Bézef [bezɛf]

Bézef

Fig. A. Francis Vanverberghe dit Francis le Belge.

[bezɛf] (exp. FAM.)
En lisant la définition de « faire suer le burnous » vous aviez déjà noté combien le passé colonial de la France avait pu influer sur le caractère suranné de mots et expressions. Nous y voici confrontés à nouveau.

Bézef nous vient selon toute vraisemblance de l’arabe “bezzef” qui signifie beaucoup, et doit son colportage à l’argot du siècle précédent qui prit ancrage dans notre langue grâce au mouvements conjoints des troupes coloniales, des ouvriers spécialisés de Billancourt venus de toute la France d’alors, et grâce à quelques dialoguistes talentueux du cinématographe qui le posèrent dans la bouche d’acteurs à la gueule de l’emploi (Gabin, Ventura etc.).

Comme toute bonne langue vivante le français intégra bézef affublé au choix de l’auxiliaire être ou du verbe impersonnel faire. Et généralement d’une négation car bézef est une plainte avant tout. C’est pas bézef et ça fait pas bézef se promenèrent ainsi de bouche à bouche jusqu’à devenir surannés, renvoyés dans leur embut par des langages plus modernes, verlan, largonji, louchébem, javanais, redegue, etc.

Destin classique en surannéité, bézef fut tellement oublié qu’une génération en perdit totalement le sens refusant non seulement de l’entendre mais surtout n’y entravant que dalle. C’est pas bézef était parti pour subir le même sort que faire ou ne pas faire long feu : s’employer en toute occasion et emporter avec soi un torrent de quiproquos, nul ne s’accordant sur son sens. Ça fait pas bézef frôla le synonyme pour “ça ne fait pas très élégant”, “ça fait la rue Michel”, ou “c’est très grave”, ce qui aurait pu conduire à une véritable catastrophe linguistique vous en conviendrez.

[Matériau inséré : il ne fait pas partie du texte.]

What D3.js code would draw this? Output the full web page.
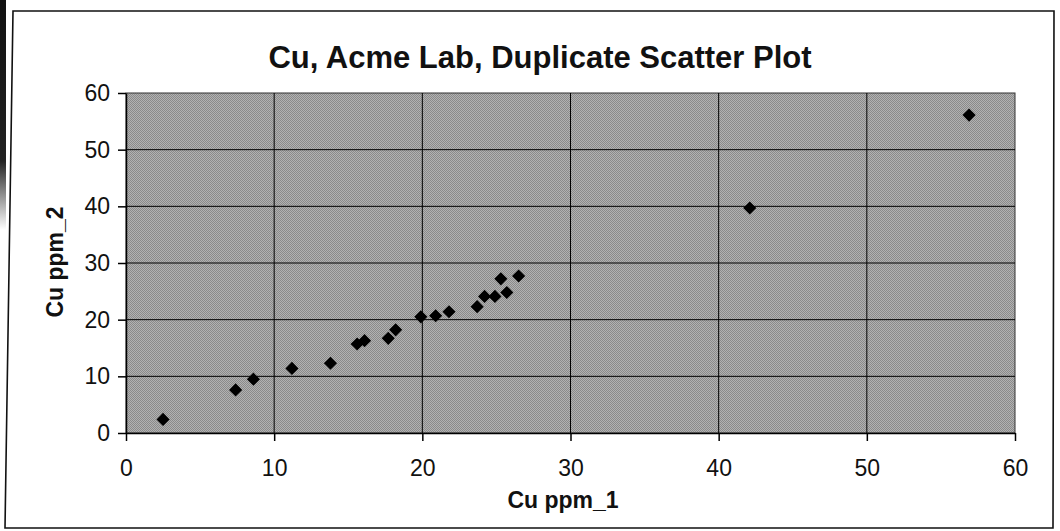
<!DOCTYPE html>
<html><head><meta charset="utf-8">
<script src="https://cdn.jsdelivr.net/npm/d3@7"></script>
<style>html,body{margin:0;padding:0;background:#fff;}svg{display:block;}</style>
</head><body>
<script>
const title = "Cu, Acme Lab, Duplicate Scatter Plot";
const xTitle = "Cu ppm_1";
const yTitle = "Cu ppm_2";
const xTicks = [0, 10, 20, 30, 40, 50, 60];
const yTicks = [0, 10, 20, 30, 40, 50, 60];
const cuPpm1 = [2.5, 7.4, 8.6, 11.2, 13.8, 15.6, 16.1, 17.7, 18.2, 19.9, 20.9, 21.8, 23.7, 24.2, 24.9, 25.7, 25.3, 26.5, 42.1, 56.9];
const cuPpm2 = [2.4, 7.6, 9.5, 11.4, 12.3, 15.7, 16.3, 16.7, 18.2, 20.5, 20.7, 21.4, 22.3, 24.1, 24.1, 24.8, 27.2, 27.7, 39.7, 56.1];

const W = 1060, H = 531;
const L = 126, R = 1015, T = 93, B = 433;
const svg = d3.select("body").append("svg").attr("width", W).attr("height", H);
const font = "'Liberation Sans', Arial, sans-serif";
const defs = svg.append("defs");

// scan artifact: dark bar on left edge
const grad = defs.append("linearGradient").attr("id","bar").attr("x1",0).attr("x2",0).attr("y1",0).attr("y2",1);
grad.append("stop").attr("offset","0%").attr("stop-color","#111");
grad.append("stop").attr("offset","70%").attr("stop-color","#222");
grad.append("stop").attr("offset","100%").attr("stop-color","#fff");
svg.append("rect").attr("x",0).attr("y",0).attr("width",6).attr("height",230).attr("fill","url(#bar)");

// halftone pattern for plot area
const pat = defs.append("pattern").attr("id","dots").attr("width",2).attr("height",2).attr("patternUnits","userSpaceOnUse");
pat.append("rect").attr("width",2).attr("height",2).attr("fill","#b2b2b2");
pat.append("rect").attr("width",1).attr("height",1).attr("fill","#8a8a8a");
pat.append("rect").attr("x",1).attr("y",1).attr("width",1).attr("height",1).attr("fill","#8a8a8a");

// outer frame (slightly skewed as scanned)
svg.append("path").attr("d","M13,11 L1054,11 L1053,528 L5,528 Z")
  .attr("fill","none").attr("stroke","#111").attr("stroke-width",1.6);

const x = d3.scaleLinear().domain([0, 60]).range([L, R]);
const y = d3.scaleLinear().domain([0, 60]).range([B, T]);

svg.append("rect").attr("x",L).attr("y",T).attr("width",R-L).attr("height",B-T)
  .attr("fill","url(#dots)").attr("stroke","#333").attr("stroke-width",1);

// gridlines
svg.append("g").selectAll("line").data(xTicks.filter(d => d > 0 && d < 60)).join("line")
  .attr("x1", d => x(d)).attr("x2", d => x(d)).attr("y1", T).attr("y2", B)
  .attr("stroke","#000").attr("stroke-width",1);
svg.append("g").selectAll("line").data(yTicks.filter(d => d > 0 && d < 60)).join("line")
  .attr("y1", d => y(d)).attr("y2", d => y(d)).attr("x1", L).attr("x2", R)
  .attr("stroke","#000").attr("stroke-width",1);

// axes
const xAxis = svg.append("g").attr("transform", `translate(0,${B})`)
  .call(d3.axisBottom(x).tickValues(xTicks).tickSize(8).tickPadding(19).tickSizeOuter(0));
const yAxis = svg.append("g").attr("transform", `translate(${L},0)`)
  .call(d3.axisLeft(y).tickValues(yTicks).tickSize(8).tickPadding(8).tickSizeOuter(0));
[xAxis, yAxis].forEach(a => {
  a.select(".domain").attr("stroke","#000").attr("stroke-width",1.5);
  a.selectAll(".tick line").attr("stroke","#000").attr("stroke-width",1.5);
  a.selectAll(".tick text").attr("fill","#111").style("font-family", font).style("font-size","23px");
});

// markers
const pts = cuPpm1.map((v, i) => [v, cuPpm2[i]]);
svg.append("g").selectAll("path").data(pts).join("path")
  .attr("transform", d => `translate(${x(d[0])},${y(d[1])})`)
  .attr("d", d3.symbol().type(d3.symbolDiamond2).size(110))
  .attr("fill","#000");

// titles
svg.append("text").attr("x", 540).attr("y", 68).attr("text-anchor","middle")
  .style("font-family", font).style("font-weight","bold").style("font-size","31px").attr("fill","#111").text(title);
svg.append("text").attr("x", 563).attr("y", 508).attr("text-anchor","middle")
  .style("font-family", font).style("font-weight","bold").style("font-size","23px").attr("fill","#111").text(xTitle);
svg.append("text").attr("transform","translate(63,262) rotate(-90)").attr("text-anchor","middle")
  .style("font-family", font).style("font-weight","bold").style("font-size","23px").attr("fill","#111").text(yTitle);
</script>
</body></html>
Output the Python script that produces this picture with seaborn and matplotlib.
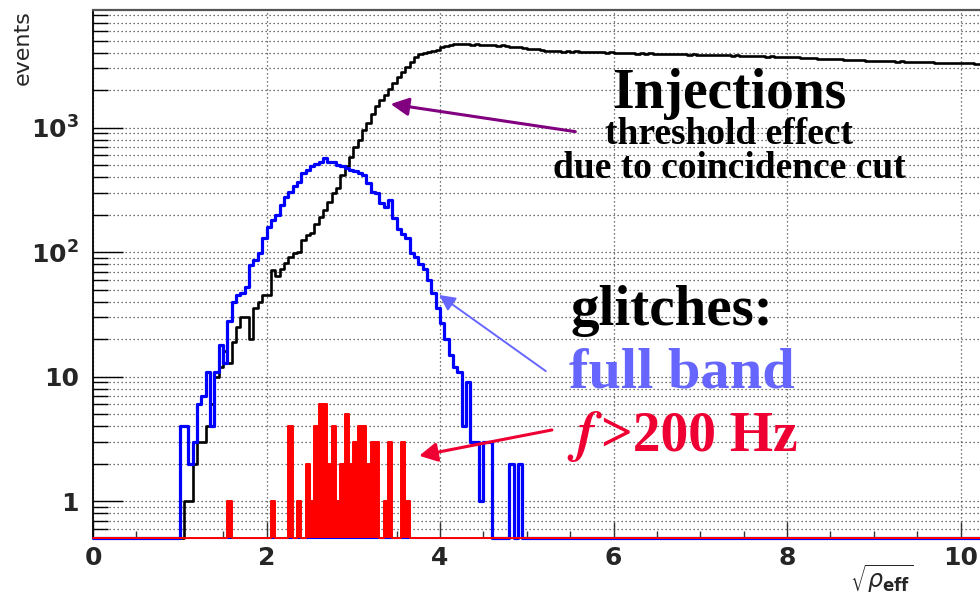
import numpy as np
import matplotlib
matplotlib.use("Agg")
import matplotlib.pyplot as plt
import seaborn as sns
from matplotlib.ticker import MultipleLocator, LogLocator, FuncFormatter, NullFormatter

# ---- histogram data (bin width 0.05 in sqrt(rho_eff)) ----
BIN_WIDTH = 0.05
X_MAX = 10.5
Y_MIN, Y_MAX = 0.507, 8835

# software injections, first bin starts at 1.00
inj_start = 1.00
injections = [
    0, 1, 1, 2, 3, 3, 4, 6, 10, 12,
    16, 13, 19, 25, 30, 30, 20, 36, 40, 45,
    45, 72, 64, 74, 82, 92, 98, 101, 125, 138,
    142, 170, 193, 218, 255, 297, 330, 418, 490, 585,
    700, 800, 965, 1100, 1300, 1500, 1680, 1830, 2050, 2300,
    2550, 2820, 3100, 3400, 3720, 3910, 4000, 4080, 4160, 4200,
    4450, 4550,
    4630, 4700, 4680, 4720, 4700, 4660, 4690, 4650, 4620, 4640,
    4600, 4560, 4590, 4520, 4470, 4420, 4450, 4380, 4310, 4330,
    4260, 4200, 4150, 4170, 4120, 4140, 4100, 4120, 4080, 4110,
    4070, 4090, 4060, 4080, 4040, 4060, 4020, 4050, 4010, 3990,
    4020, 3970, 3990, 3950, 3980, 3940, 3960, 3920, 3950, 3910,
    3930, 3890, 3920, 3880, 3900, 3870, 3890, 3850, 3870, 3840,
    3860, 3820, 3850, 3810, 3830, 3800, 3820, 3780, 3800, 3770,
    3780, 3750, 3760, 3730, 3740, 3710, 3720, 3700, 3690, 3670,
    3680, 3650, 3640, 3620, 3630, 3600, 3590, 3570, 3580, 3550,
    3540, 3520, 3530, 3500, 3490, 3480, 3470, 3460, 3450, 3440,
    3430, 3420, 3420, 3400, 3410, 3390, 3380, 3370, 3380, 3360,
    3350, 3360, 3340, 3330, 3340, 3320, 3310, 3320, 3300, 3290,
    3300, 3280, 3270,
]

# glitches, full frequency band, first bin starts at 1.00
full_start = 1.00
glitches_full = [
    4, 4, 2, 3, 6, 7, 11, 4, 11, 18,
    13, 28, 40, 45, 47, 53, 79, 86, 98, 130,
    160, 181, 199, 240, 280, 306, 338, 367, 430, 460,
    492, 515, 533, 570, 533, 533, 505, 490, 475, 460,
    446, 430, 418, 358, 306, 297, 247, 232, 262, 189,
    155, 140, 130, 98, 92, 80, 74, 60, 47, 36,
    27, 20, 15, 12, 11, 4, 9, 3, 3, 1,
    3, 3, 0, 0, 0, 0, 2, 0, 2,
]

# glitches with f > 200 Hz, first bin starts at 1.10
hf_start = 1.10
glitches_hf = [
    0, 0, 0, 0, 0, 0, 0, 0, 0, 1,
    0, 0, 0, 0, 0, 0, 0, 0, 0, 1,
    0, 0, 0, 4, 0, 1, 0, 2, 1, 4,
    6, 6, 2, 4, 1, 2, 5, 2, 3, 4,
    4, 2, 3, 3, 0, 1, 3, 0, 0, 3,
    1,
]

N_BINS = int(round(X_MAX / BIN_WIDTH))
edges = np.arange(N_BINS + 1) * BIN_WIDTH


def on_grid(start, counts):
    out = np.zeros(N_BINS)
    i0 = int(round(start / BIN_WIDTH))
    out[i0:i0 + len(counts)] = counts
    # empty bins sit on the lower frame edge, as ROOT draws them
    out = np.where(out > 0, out, Y_MIN)
    return np.append(out, out[-1])


inj_y = on_grid(inj_start, injections)
full_y = on_grid(full_start, glitches_full)
hf_y = on_grid(hf_start, glitches_hf)

# ---- style ----
sns.set_style("white")
plt.rcParams["font.family"] = ["DejaVu Sans"]
plt.rcParams["mathtext.fontset"] = "dejavusans"

fig = plt.figure(figsize=(9.8, 5.96), dpi=100)
ax = fig.add_axes([93 / 980, 58 / 596, X_MAX * 86.75 / 980, 528 / 596])

sns.lineplot(x=edges, y=inj_y, drawstyle="steps-post", color="black",
             lw=1.9, ax=ax, estimator=None, sort=False, clip_on=False, zorder=3)
sns.lineplot(x=edges, y=full_y, drawstyle="steps-post", color="#0000ff",
             lw=2.3, ax=ax, estimator=None, sort=False, clip_on=False, zorder=4)
ax.fill_between(edges, hf_y, Y_MIN, step="post", color="#ff0000", lw=0, zorder=5)
sns.lineplot(x=edges, y=hf_y, drawstyle="steps-post", color="#ff0000",
             lw=1.4, ax=ax, estimator=None, sort=False, clip_on=False, zorder=5)

ax.set_yscale("log")
ax.set_xlim(0, X_MAX)
ax.set_ylim(Y_MIN, Y_MAX)
ax.set_xlabel("")
ax.set_ylabel("")

# axes, ticks, grid
ax.spines["right"].set_visible(False)
ax.spines["left"].set_color("black")
ax.spines["left"].set_linewidth(1.3)
ax.spines["top"].set_color("#555555")
ax.spines["top"].set_linewidth(1.6)
ax.spines["bottom"].set_color("#0000ff")

ax.xaxis.set_major_locator(MultipleLocator(2))
ax.xaxis.set_minor_locator(MultipleLocator(0.5))
ax.yaxis.set_major_locator(LogLocator(base=10, numticks=10))
ax.yaxis.set_minor_locator(LogLocator(base=10, subs=np.arange(2, 10), numticks=20))


def ylab(v, _):
    e = int(round(np.log10(v)))
    if e <= 0:
        return "1"
    if e == 1:
        return "10"
    return r"$\mathbf{10^{%d}}$" % e


ax.yaxis.set_major_formatter(FuncFormatter(ylab))
ax.yaxis.set_minor_formatter(NullFormatter())
ax.xaxis.set_major_formatter(FuncFormatter(lambda v, _: f"{int(round(v))}"))

ax.tick_params(axis="y", which="major", direction="in", length=21.6, width=1.0,
               color="black", labelsize=18, pad=10, left=True)
ax.tick_params(axis="y", which="minor", direction="in", length=10.8, width=1.0,
               color="black", left=True)
ax.tick_params(axis="x", which="major", direction="in", length=11.5, width=1.0,
               color="#333333", labelsize=18, pad=6, bottom=True)
ax.tick_params(axis="x", which="minor", direction="in", length=5, width=1.0,
               color="#333333", bottom=True)
for lab in ax.get_xticklabels() + ax.get_yticklabels():
    lab.set_fontweight("bold")

grid_style = dict(ls=(0, (1, 2.2)), color="#444444", lw=0.9)
ax.grid(False)
ax.yaxis.grid(True, which="both", **grid_style)
ax.xaxis.grid(True, which="major", **grid_style)
ax.set_axisbelow(True)

# axis titles
fig.text(23 / 980, 1 - 10 / 596, "events", rotation=90, ha="center", va="top",
         fontsize=16)
fig.text(850 / 980, 34 / 596, r"$\sqrt{\rho_{\mathbf{eff}}}$", ha="left", va="top",
         fontsize=17)

# annotations
serif = dict(family=["Liberation Serif", "DejaVu Serif"], fontweight="bold")
ax.text(7.33, 1442, "Injections", ha="center", va="baseline", fontsize=40,
        color="black", zorder=6, **serif)
ax.text(7.33, 741, "threshold effect", ha="center", va="baseline", fontsize=27,
        color="black", zorder=6, **serif)
ax.text(7.33, 395, "due to coincidence cut", ha="center", va="baseline",
        fontsize=27, color="black", zorder=6, **serif)

ax.text(5.50, 26.1, "glitches:", ha="left", va="baseline", fontsize=41,
        color="black", zorder=6, **serif)
ax.text(5.49, 8.13, "full band", ha="left", va="baseline", fontsize=42,
        color="#6666ff", zorder=6, **serif)
ax.text(5.46, 2.58, r"$\mathbfit{f}$", ha="left", va="baseline", fontsize=40,
        color="#ee0033", zorder=6, math_fontfamily="stix")
ax.text(5.86, 2.58, ">200 Hz", ha="left", va="baseline", fontsize=40,
        color="#ee0033", zorder=6, **serif)

ax.annotate("", xy=(3.43, 1553), xytext=(5.56, 931),
            arrowprops=dict(arrowstyle="-|>,head_length=0.6,head_width=0.3",
                            color="#800080", lw=2.2, mutation_scale=18,
                            shrinkA=0, shrinkB=0), zorder=6)
ax.annotate("", xy=(3.99, 45.4), xytext=(5.22, 11.1),
            arrowprops=dict(arrowstyle="-|>,head_length=0.6,head_width=0.3",
                            color="#6666ff", lw=1.4, mutation_scale=16,
                            shrinkA=0, shrinkB=0), zorder=6)
ax.annotate("", xy=(3.76, 2.32), xytext=(5.29, 3.74),
            arrowprops=dict(arrowstyle="-|>,head_length=0.6,head_width=0.32",
                            color="#ee0033", lw=2.2, mutation_scale=18,
                            shrinkA=0, shrinkB=0), zorder=6)

fig.savefig("out.png", dpi=100)
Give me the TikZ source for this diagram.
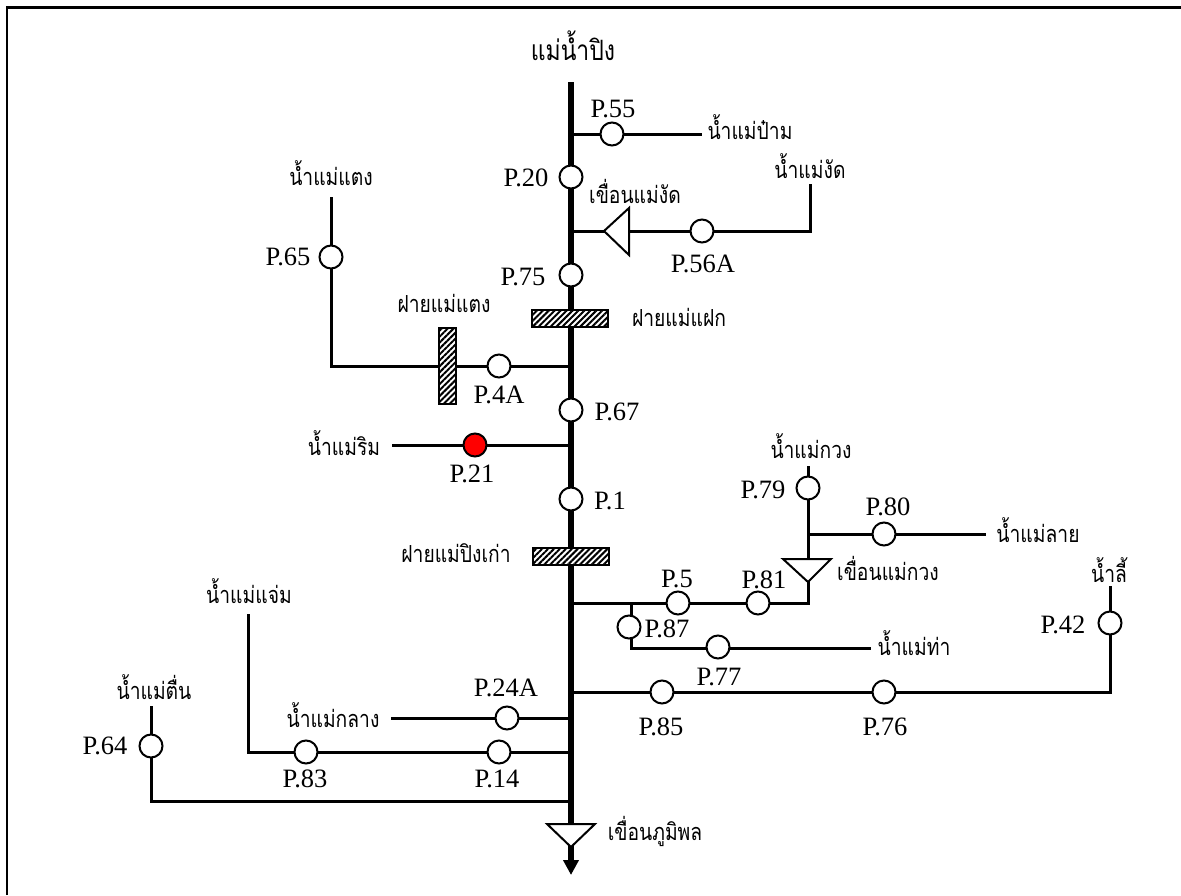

Heureusement oserai-je dire, c’est pas bézef demeura cantonné aux films de gangsters en costumes à fines rayures, aux élégants noctambules d’un Pigalle qui n’était pas un parc d’attraction pour touristes en goguette, aux parties de tarot d’arrière salle, Picon bière sur la table et flingot sous le comptoir.

D’aucuns racontent qu’il fut même le dernier mot de Francis Vanverberghe dit Francis le Belge, truand assassiné alors qu’il validait ses tickets de paris hippiques quotidiens au PMU du coin. Quitte à le contredire (je prends un risque) je trouve bien au contraire que sept balles de 11.43 ça fait bézef, mais je ne suis pas un spécialiste.

Toujours est-il que bézef s’évanouit dans la nature remplacé par too much, trop, à fond, et autres modernisme qui n’en doutons pas entreront eux aussi en surannéité (je vous parle là du 4ᵉ millénaire, pas avant).

Je vous le ressors donc aujourd’hui, je sais c’est pas bézef mais je ne peux pas faire beaucoup plus. À votre tour de le placer de ci de là, vous verrez ça donne un genre.